#### Stored data

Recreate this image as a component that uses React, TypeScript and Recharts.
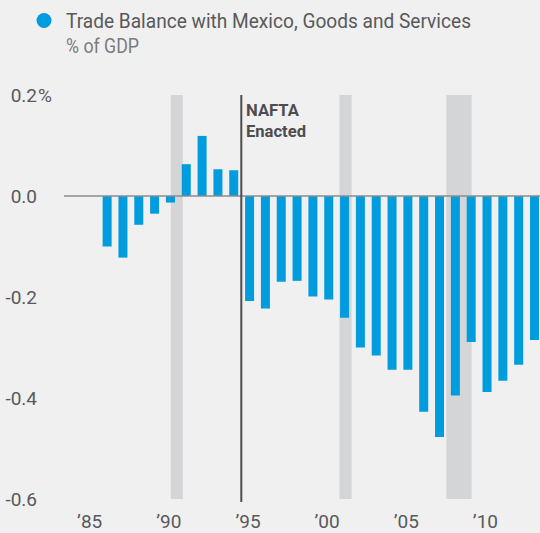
import { BarChart, Bar, XAxis, YAxis, ReferenceArea, ReferenceLine } from 'recharts';

const years = [
  1986, 1987, 1988, 1989, 1990, 1991, 1992, 1993, 1994, 1995, 1996, 1997, 1998, 1999,
  2000, 2001, 2002, 2003, 2004, 2005, 2006, 2007, 2008, 2009, 2010, 2011, 2012, 2013,
];
const balance = [
  -0.1, -0.122, -0.057, -0.035, -0.013, 0.063, 0.119, 0.053, 0.051, -0.208, -0.223, -0.17,
  -0.168, -0.199, -0.205, -0.241, -0.3, -0.316, -0.344, -0.344, -0.427, -0.477, -0.395,
  -0.289, -0.388, -0.366, -0.334, -0.285,
];
// recession periods, in the axis' year units (bars sit on the year value)
const recessions = [
  [1990.0, 1990.75],
  [2000.65, 2001.42],
  [2007.4, 2009.0],
];
const naftaYear = 1994.45;
const xTicks = [1985, 1990, 1995, 2000, 2005, 2010];
const yTicks = [-0.6, -0.4, -0.2, 0, 0.2];

const data = years.map((y, i) => ({ year: y, value: balance[i] }));

const FONT = 'Roboto, "Noto Sans", sans-serif';
const TEXT = '#58595b';
const BLUE = '#009cde';

function YTick(props: any) {
  const { y, payload } = props;
  const v = payload.value as number;
  const label = v === 0 ? '0.0' : v.toFixed(1);
  return (
    <g>
      <text x={37} y={y + 7} textAnchor="end" fontFamily={FONT} fontSize={19} fill={TEXT}>
        {label}
      </text>
      {v === 0.2 && (
        <text x={38} y={y + 7} textAnchor="start" fontFamily={FONT} fontSize={19} fill={TEXT}>
          %
        </text>
      )}
    </g>
  );
}

function XTick(props: any) {
  const { x, payload } = props;
  const label = '\u2019' + String(payload.value).slice(2);
  return (
    <text x={x - 2} y={528} textAnchor="middle" fontFamily={FONT} fontSize={19} fill={TEXT}>
      {label}
    </text>
  );
}

export default function App() {
  return (
    <div style={{ position: 'absolute', left: 0, top: 0, width: 540, height: 533, background: '#f0f0f0' }}>
      <BarChart width={540} height={533} data={data} margin={{ top: 95, right: 0, bottom: 0, left: 0 }}>
        <XAxis
          dataKey="year"
          type="number"
          domain={[1983.25, 2013.32]}
          allowDataOverflow
          ticks={xTicks}
          height={34}
          axisLine={false}
          tickLine={false}
          tick={<XTick />}
          interval={0}
        />
        <YAxis
          type="number"
          domain={[-0.6, 0.2]}
          ticks={yTicks}
          width={64}
          axisLine={false}
          tickLine={false}
          tick={<YTick />}
          interval={0}
        />
        {recessions.map((r, i) => (
          <ReferenceArea key={i} x1={r[0]} x2={r[1]} y1={-0.6} y2={0.2} fill="#d4d5d7" fillOpacity={1} stroke="none" />
        ))}
        <Bar dataKey="value" fill={BLUE} barSize={9} isAnimationActive={false} />
        <ReferenceLine y={0} stroke="#8c8c8c" strokeWidth={1.5} />
        <ReferenceLine
          segment={[{ x: naftaYear, y: 0.2 }, { x: naftaYear, y: -0.606 }]}
          stroke="#4d4d4f"
          strokeWidth={2}
          ifOverflow="visible"
        />
      </BarChart>
      <svg width={540} height={533} style={{ position: 'absolute', left: 0, top: 0, pointerEvents: 'none' }}>
        <circle cx={44} cy={20.5} r={7.5} fill={BLUE} />
        <text x={66} y={28} fontFamily={FONT} fontSize={21} fill={TEXT} textLength={405} lengthAdjust="spacingAndGlyphs">
          Trade Balance with Mexico, Goods and Services
        </text>
        <text x={66} y={53} fontFamily={FONT} fontSize={21} fill="#7b7c7e" textLength={73} lengthAdjust="spacingAndGlyphs">
          % of GDP
        </text>
        <text x={246} y={116} fontFamily={FONT} fontSize={17} fontWeight="bold" fill="#4d4d4f" textLength={53} lengthAdjust="spacingAndGlyphs">
          NAFTA
        </text>
        <text x={246} y={137} fontFamily={FONT} fontSize={17} fontWeight="bold" fill="#4d4d4f" textLength={60} lengthAdjust="spacingAndGlyphs">
          Enacted
        </text>
      </svg>
    </div>
  );
}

########

What is asked:
Pictures are excluded: retype only the lines from the beginning of the listing above through the line with "const BLUE = '#009cde';", both included.

Complete response:
Recreate this image as a component that uses React, TypeScript and Recharts.
import { BarChart, Bar, XAxis, YAxis, ReferenceArea, ReferenceLine } from 'recharts';

const years = [
  1986, 1987, 1988, 1989, 1990, 1991, 1992, 1993, 1994, 1995, 1996, 1997, 1998, 1999,
  2000, 2001, 2002, 2003, 2004, 2005, 2006, 2007, 2008, 2009, 2010, 2011, 2012, 2013,
];
const balance = [
  -0.1, -0.122, -0.057, -0.035, -0.013, 0.063, 0.119, 0.053, 0.051, -0.208, -0.223, -0.17,
  -0.168, -0.199, -0.205, -0.241, -0.3, -0.316, -0.344, -0.344, -0.427, -0.477, -0.395,
  -0.289, -0.388, -0.366, -0.334, -0.285,
];
// recession periods, in the axis' year units (bars sit on the year value)
const recessions = [
  [1990.0, 1990.75],
  [2000.65, 2001.42],
  [2007.4, 2009.0],
];
const naftaYear = 1994.45;
const xTicks = [1985, 1990, 1995, 2000, 2005, 2010];
const yTicks = [-0.6, -0.4, -0.2, 0, 0.2];

const data = years.map((y, i) => ({ year: y, value: balance[i] }));

const FONT = 'Roboto, "Noto Sans", sans-serif';
const TEXT = '#58595b';
const BLUE = '#009cde';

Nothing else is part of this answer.